Global Air Quality Trekkers (GAQT) is an initiative founded by the Engineering Projects in Community Service (EPICS) Program within the Purdue University College of Engineering. Since the creation of the project in the Fall of 2016, the GAQT team has been committed to developing a kitchen design that utilizes natural ventilation to reduce indoor air pollutants in homes in the Nandi community of Kenya. In the Nandi community, traditional cooking methods, which involve the burning of biomass fuels to heat a stove, are still utilized. Because the burning of these fuels takes place inside of the kitchen, the women who are cooking become ill from inhaling the smoke that is emitted from the stove and trapped inside their homes. In the last three years, the GAQT team has worked with the Nandi community to establish a design that increases airflow through the kitchen and reduces the amount of pollutants present.
Kenya is one of many African countries that is significantly impacted by indoor air pollution. In recent years, lower respiratory tract infections have become the leading cause of death in Africa, killing nearly 1 million people in the year 2015. The burning of biomass fuels emits many harmful pollutants, such as carbon monoxide, particulate matter, and other carcinogens, which when inhaled, cause respiratory infections such as chronic obstructive pulmonary disease (COPD) and pneumonia. Women and children are most affected by these diseases since they are responsible for household chores such as cooking and cleaning, and are therefore inside their homes for long periods of time.
Cooking is an important part of the culture in Nandi, and it has proven ineffective to try changing the long standing cooking traditions of the community. So in order to reduce the amount of pollutants present inside the home, the women of the Nandi community decided to approach this problem in a different way. By changing the way their kitchens are ventilated, they were able to reduce the amount of indoor air pollutants without changing their cooking traditions.

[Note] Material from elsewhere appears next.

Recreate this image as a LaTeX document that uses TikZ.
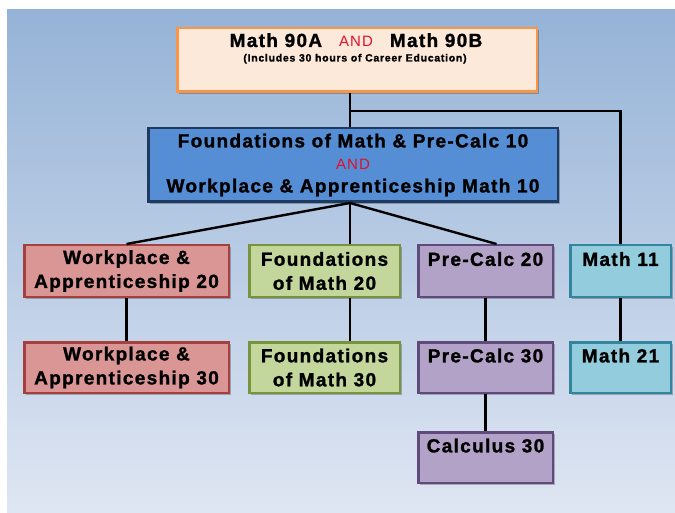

The Global Air Quality Trekkers are committed to improving upon these kitchen modifications utilized by the women of Nandi.

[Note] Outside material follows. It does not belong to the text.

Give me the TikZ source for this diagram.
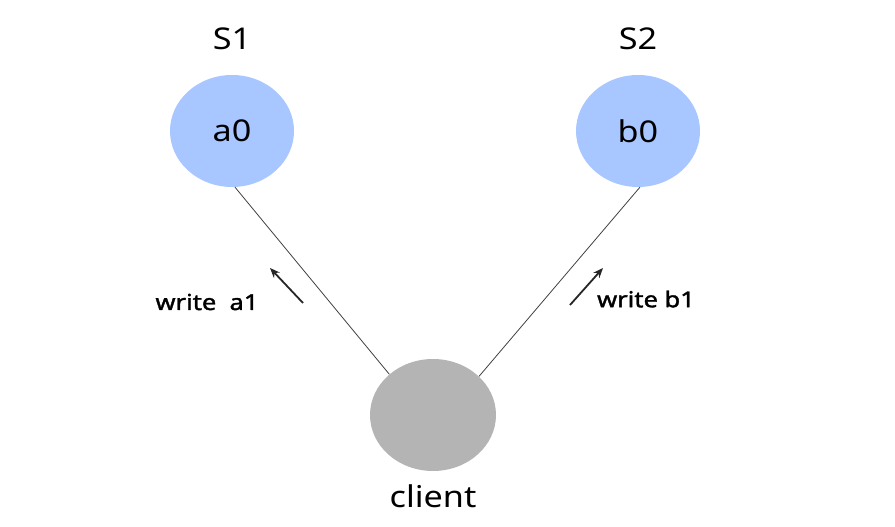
\documentclass[tikz,border=0pt]{standalone}
\usepackage{fontspec}
\setmainfont[FakeStretch=1.14]{Noto Sans}
\newfontfamily\wfont[FakeStretch=1.16,FakeBold=1.6]{Noto Sans}
\usetikzlibrary{arrows.meta,shapes.geometric}
\definecolor{srvblue}{RGB}{168,198,255}
\definecolor{cligray}{RGB}{180,180,180}
\begin{document}
\begin{tikzpicture}[x=1pt,y=1pt,
  srv/.style={ellipse,fill=srvblue,minimum width=124pt,minimum height=112pt,inner sep=0pt,font=\fontsize{30}{34}\selectfont},
  cli/.style={ellipse,fill=cligray,minimum width=126pt,minimum height=112pt,inner sep=0pt},
  lbl/.style={font=\fontsize{30}{34}\selectfont},
  wlbl/.style={font=\wfont\fontsize{22}{26}\selectfont},
  conn/.style={draw=black!75,line width=0.8pt},
  warr/.style={draw=black!85,line width=1.8pt,-{Stealth[length=10pt,width=8pt]}}]
\useasboundingbox (0,0) rectangle (895,527);
\node[srv] (a0) at (232,396) {a0};
\node[srv] (b0) at (638,396) {b0};
\node[cli] (cl) at (433,112) {};
\node[lbl] (s1) at (232,488) {S1};
\node[lbl] (s2) at (638,488) {S2};
\node[lbl] (cltxt) at (433,31) {client};
\draw[conn] (a0.-87) -- (cl.137);
\draw[conn] (b0.-88) -- (cl.40);
\coordinate (la1) at (303,224);
\coordinate (la2) at (270,259);
\coordinate (rb1) at (570,222);
\coordinate (rb2) at (603,259);
\draw[warr] (la1) -- (la2);
\draw[warr] (rb1) -- (rb2);
\node[wlbl] (wa) at (207,225) {write\ \ a1};
\node[wlbl] (wb) at (646,228) {write b1};
\end{tikzpicture}
\end{document}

Through the collaboration of AMPATH, Moi University, and the women of the Nandi community, a kitchen design was created that reduced the amount of indoor pollutants present inside homes. This kitchen design had modifications such as an added chimney, a roof vent, and additional windows that were strategically placed in order to align with the dominant wind direction. When the GAQT team traveled to Kenya in May 2019, they found that the modified kitchens had reduced the amount of indoor air pollution by about 90%. The team’s goal in 2020 is to make any necessary design improvements to the current Modified Kitchen design while exploring cleaner fuel alternatives and spreading the word about the benefits of these new kitchens.